Start of TASK INPUT
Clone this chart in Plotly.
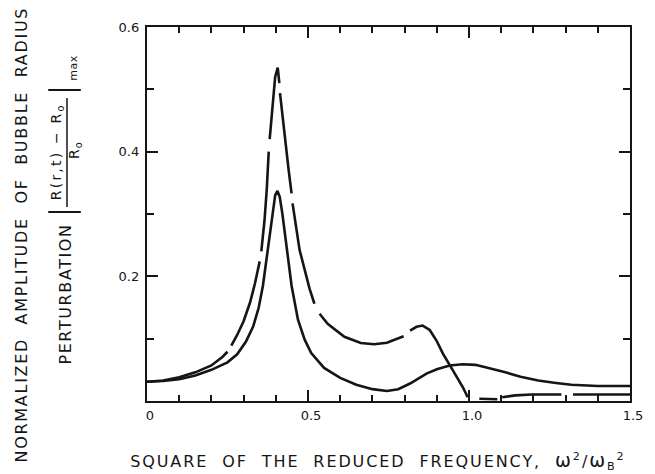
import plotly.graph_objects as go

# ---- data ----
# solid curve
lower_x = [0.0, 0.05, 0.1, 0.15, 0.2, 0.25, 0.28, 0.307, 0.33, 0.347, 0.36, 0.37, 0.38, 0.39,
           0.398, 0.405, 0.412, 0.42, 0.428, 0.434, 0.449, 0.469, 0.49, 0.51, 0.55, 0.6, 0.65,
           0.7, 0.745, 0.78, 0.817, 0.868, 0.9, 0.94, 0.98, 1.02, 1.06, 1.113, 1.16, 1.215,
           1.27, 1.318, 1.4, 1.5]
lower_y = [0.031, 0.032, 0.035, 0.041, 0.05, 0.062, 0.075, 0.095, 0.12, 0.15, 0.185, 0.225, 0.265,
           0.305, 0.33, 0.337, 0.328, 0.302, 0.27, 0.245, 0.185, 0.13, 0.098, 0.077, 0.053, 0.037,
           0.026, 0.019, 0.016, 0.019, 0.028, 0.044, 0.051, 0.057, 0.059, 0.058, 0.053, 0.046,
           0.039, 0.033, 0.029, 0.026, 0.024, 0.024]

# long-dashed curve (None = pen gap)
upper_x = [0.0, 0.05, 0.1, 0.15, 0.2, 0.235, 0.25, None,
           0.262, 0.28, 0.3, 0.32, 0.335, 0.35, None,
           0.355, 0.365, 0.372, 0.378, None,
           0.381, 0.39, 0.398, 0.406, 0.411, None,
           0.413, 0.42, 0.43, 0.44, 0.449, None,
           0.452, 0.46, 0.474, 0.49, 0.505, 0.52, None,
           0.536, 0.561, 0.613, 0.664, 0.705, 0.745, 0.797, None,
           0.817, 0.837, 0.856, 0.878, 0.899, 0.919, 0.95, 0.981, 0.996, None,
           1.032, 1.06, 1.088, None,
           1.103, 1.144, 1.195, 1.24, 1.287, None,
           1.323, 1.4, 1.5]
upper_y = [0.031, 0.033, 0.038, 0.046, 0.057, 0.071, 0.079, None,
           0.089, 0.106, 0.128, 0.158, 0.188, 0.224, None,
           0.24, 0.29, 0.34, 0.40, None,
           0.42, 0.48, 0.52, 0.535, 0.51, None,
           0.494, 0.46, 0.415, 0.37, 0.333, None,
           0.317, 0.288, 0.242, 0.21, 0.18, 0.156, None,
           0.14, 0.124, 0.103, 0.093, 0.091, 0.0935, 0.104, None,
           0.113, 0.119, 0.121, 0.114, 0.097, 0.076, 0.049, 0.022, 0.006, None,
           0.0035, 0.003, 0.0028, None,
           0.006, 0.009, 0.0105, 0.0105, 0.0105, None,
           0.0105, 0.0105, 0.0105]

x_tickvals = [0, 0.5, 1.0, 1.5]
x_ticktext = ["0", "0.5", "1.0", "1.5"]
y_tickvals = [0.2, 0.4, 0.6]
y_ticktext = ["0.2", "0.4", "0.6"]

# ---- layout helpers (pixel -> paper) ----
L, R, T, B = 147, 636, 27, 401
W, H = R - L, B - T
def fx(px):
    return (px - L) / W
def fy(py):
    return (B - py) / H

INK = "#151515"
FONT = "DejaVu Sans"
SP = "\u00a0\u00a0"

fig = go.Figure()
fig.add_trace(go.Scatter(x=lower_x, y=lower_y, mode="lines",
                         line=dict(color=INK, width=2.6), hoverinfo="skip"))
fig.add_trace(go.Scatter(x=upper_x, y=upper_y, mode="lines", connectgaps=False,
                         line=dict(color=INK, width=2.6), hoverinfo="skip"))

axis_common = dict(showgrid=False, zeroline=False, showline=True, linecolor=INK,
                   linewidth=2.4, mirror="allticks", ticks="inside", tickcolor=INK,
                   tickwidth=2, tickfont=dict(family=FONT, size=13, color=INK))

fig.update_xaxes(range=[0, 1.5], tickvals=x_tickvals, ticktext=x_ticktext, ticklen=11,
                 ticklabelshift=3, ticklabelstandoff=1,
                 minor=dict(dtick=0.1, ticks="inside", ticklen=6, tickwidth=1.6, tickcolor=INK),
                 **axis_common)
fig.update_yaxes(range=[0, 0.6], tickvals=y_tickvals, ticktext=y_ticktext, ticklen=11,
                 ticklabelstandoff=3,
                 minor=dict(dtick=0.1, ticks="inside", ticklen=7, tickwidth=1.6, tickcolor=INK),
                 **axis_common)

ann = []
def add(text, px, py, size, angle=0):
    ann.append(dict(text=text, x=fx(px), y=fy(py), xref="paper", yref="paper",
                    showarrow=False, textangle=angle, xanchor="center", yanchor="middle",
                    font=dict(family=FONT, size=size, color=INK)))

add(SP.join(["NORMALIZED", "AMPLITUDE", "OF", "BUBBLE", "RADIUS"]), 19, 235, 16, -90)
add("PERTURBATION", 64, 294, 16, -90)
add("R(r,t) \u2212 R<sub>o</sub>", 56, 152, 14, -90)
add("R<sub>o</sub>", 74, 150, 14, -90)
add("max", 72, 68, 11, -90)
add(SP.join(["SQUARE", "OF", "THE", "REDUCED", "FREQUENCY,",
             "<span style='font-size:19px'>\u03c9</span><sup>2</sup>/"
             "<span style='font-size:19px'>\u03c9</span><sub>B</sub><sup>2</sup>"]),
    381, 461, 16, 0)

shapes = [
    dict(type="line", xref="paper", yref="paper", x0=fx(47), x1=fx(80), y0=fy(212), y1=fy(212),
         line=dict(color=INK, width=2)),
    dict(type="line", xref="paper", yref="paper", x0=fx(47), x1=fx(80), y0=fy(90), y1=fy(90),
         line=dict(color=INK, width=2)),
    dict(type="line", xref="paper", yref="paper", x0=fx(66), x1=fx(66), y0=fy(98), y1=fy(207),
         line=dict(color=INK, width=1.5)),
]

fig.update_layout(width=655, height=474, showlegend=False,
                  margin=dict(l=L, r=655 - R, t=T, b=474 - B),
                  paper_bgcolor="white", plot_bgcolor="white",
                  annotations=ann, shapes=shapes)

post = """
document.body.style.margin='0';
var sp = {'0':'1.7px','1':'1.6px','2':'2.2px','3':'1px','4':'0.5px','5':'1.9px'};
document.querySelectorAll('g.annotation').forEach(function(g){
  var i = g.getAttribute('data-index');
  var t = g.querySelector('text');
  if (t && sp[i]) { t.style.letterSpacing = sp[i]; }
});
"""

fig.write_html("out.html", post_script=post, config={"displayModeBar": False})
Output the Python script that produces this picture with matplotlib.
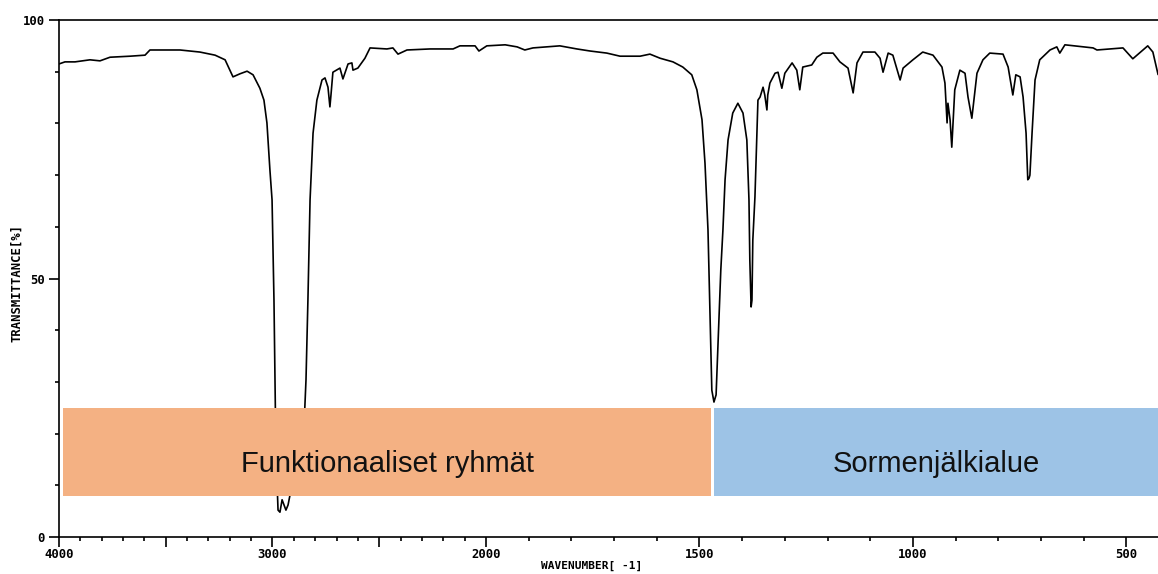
End of TASK INPUT
Start of TASK INPUT
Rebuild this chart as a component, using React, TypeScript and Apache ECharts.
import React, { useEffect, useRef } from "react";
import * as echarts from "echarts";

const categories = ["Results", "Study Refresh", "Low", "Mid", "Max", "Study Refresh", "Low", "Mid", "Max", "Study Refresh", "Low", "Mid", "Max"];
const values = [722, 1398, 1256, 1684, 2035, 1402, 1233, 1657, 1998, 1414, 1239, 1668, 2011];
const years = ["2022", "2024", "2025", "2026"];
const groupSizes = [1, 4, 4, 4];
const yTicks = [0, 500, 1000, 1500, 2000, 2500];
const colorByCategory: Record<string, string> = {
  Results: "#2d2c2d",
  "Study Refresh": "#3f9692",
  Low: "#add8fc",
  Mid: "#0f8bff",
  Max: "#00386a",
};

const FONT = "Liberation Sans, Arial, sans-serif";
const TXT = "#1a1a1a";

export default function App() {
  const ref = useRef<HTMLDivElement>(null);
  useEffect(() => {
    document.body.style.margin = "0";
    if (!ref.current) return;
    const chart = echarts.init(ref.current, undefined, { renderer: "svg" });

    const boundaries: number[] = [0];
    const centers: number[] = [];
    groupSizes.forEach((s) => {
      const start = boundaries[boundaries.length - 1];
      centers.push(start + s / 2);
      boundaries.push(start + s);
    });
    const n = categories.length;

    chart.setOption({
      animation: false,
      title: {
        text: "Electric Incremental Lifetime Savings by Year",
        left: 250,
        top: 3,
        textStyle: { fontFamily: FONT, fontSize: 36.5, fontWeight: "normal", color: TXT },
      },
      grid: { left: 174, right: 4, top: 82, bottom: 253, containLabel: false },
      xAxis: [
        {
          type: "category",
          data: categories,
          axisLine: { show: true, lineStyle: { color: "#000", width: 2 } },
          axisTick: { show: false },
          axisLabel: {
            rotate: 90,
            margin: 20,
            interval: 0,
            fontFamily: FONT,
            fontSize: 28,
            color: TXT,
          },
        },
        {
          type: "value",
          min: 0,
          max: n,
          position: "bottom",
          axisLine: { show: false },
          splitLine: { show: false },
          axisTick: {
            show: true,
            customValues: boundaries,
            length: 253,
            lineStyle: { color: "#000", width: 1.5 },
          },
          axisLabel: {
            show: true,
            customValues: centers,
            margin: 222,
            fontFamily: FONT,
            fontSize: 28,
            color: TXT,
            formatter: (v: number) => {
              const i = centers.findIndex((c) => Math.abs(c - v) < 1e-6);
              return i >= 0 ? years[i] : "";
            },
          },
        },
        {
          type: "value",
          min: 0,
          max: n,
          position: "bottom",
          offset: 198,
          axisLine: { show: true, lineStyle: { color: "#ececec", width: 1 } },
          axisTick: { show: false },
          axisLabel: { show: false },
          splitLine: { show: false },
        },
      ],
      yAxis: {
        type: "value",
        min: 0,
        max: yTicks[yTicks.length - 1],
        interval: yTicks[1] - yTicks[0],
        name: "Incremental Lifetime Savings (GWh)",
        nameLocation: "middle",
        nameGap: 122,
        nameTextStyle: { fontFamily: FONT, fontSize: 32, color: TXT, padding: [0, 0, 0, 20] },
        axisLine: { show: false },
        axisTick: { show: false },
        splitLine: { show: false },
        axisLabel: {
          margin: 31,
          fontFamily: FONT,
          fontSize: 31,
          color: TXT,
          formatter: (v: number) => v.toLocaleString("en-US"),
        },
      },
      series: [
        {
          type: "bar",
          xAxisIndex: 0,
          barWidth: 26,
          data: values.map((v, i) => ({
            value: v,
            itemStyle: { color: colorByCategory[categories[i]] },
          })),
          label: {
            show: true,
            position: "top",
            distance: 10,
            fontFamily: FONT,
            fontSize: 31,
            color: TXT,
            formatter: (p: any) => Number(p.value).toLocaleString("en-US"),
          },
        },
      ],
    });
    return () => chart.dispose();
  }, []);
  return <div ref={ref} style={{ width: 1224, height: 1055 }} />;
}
End of TASK INPUT
Start of TASK INPUT
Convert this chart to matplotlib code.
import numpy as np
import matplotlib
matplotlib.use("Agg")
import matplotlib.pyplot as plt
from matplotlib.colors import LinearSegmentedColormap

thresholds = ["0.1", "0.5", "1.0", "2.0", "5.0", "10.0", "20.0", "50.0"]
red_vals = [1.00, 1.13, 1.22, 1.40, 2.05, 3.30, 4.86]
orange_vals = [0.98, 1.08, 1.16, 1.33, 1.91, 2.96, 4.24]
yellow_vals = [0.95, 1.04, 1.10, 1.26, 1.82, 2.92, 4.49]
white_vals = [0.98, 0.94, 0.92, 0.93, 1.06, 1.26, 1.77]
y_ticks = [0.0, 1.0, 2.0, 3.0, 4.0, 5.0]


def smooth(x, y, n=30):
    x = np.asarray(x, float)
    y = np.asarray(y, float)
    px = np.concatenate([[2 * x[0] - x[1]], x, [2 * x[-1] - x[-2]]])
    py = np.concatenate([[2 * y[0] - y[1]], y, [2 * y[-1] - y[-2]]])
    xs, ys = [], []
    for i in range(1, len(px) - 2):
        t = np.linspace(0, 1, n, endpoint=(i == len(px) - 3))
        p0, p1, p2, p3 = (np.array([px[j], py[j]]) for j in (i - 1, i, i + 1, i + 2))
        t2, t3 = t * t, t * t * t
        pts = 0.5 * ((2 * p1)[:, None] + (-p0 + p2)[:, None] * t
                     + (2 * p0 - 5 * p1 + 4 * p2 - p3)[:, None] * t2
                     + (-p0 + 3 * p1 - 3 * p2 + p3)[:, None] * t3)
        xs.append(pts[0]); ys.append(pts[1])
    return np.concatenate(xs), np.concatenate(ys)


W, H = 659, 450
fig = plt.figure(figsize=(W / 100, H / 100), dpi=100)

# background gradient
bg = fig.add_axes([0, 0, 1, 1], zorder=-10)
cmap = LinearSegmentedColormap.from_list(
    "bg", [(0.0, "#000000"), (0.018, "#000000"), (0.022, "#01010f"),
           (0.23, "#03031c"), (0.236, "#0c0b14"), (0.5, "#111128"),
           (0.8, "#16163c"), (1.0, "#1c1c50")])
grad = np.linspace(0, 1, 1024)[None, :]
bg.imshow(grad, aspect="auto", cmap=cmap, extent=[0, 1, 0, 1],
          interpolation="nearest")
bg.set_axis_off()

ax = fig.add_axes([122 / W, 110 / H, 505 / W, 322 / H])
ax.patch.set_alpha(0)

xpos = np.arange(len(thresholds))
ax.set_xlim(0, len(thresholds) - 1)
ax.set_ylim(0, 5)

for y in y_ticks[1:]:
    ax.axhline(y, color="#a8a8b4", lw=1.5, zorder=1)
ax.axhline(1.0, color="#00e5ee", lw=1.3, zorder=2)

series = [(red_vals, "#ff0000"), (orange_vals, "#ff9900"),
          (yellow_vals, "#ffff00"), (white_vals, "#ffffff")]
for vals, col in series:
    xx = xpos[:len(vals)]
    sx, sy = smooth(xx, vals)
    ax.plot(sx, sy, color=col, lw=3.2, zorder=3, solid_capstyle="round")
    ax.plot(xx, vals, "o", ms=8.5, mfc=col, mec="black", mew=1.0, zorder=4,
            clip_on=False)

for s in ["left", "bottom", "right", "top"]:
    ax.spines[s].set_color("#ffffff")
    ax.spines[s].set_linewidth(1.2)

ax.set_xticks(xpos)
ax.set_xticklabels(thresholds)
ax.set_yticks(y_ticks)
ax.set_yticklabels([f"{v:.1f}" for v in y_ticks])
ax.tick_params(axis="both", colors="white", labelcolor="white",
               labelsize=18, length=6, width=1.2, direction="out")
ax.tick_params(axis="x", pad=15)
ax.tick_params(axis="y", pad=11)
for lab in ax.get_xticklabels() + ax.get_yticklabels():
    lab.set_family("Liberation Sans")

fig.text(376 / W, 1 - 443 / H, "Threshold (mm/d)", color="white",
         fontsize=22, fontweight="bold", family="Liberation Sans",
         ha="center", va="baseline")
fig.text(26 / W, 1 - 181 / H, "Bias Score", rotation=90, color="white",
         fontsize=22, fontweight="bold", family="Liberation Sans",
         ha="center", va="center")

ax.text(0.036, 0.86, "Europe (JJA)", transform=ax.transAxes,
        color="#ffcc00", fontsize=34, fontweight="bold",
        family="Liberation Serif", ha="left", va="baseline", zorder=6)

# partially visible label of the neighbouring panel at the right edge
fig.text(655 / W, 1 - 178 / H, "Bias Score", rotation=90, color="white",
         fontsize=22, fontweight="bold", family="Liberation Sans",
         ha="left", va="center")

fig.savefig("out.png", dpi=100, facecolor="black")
End of TASK INPUT
Everything above from the line with "Clone this chart in Plotly." through the line with "0.039, 0.033, 0.029, 0.026, 0.024, 0.024]" should be retyped exactly, and nothing else; omit pictures.

▸ **THE OUTPUT**
Clone this chart in Plotly.
import plotly.graph_objects as go

# ---- data ----
# solid curve
lower_x = [0.0, 0.05, 0.1, 0.15, 0.2, 0.25, 0.28, 0.307, 0.33, 0.347, 0.36, 0.37, 0.38, 0.39,
           0.398, 0.405, 0.412, 0.42, 0.428, 0.434, 0.449, 0.469, 0.49, 0.51, 0.55, 0.6, 0.65,
           0.7, 0.745, 0.78, 0.817, 0.868, 0.9, 0.94, 0.98, 1.02, 1.06, 1.113, 1.16, 1.215,
           1.27, 1.318, 1.4, 1.5]
lower_y = [0.031, 0.032, 0.035, 0.041, 0.05, 0.062, 0.075, 0.095, 0.12, 0.15, 0.185, 0.225, 0.265,
           0.305, 0.33, 0.337, 0.328, 0.302, 0.27, 0.245, 0.185, 0.13, 0.098, 0.077, 0.053, 0.037,
           0.026, 0.019, 0.016, 0.019, 0.028, 0.044, 0.051, 0.057, 0.059, 0.058, 0.053, 0.046,
           0.039, 0.033, 0.029, 0.026, 0.024, 0.024]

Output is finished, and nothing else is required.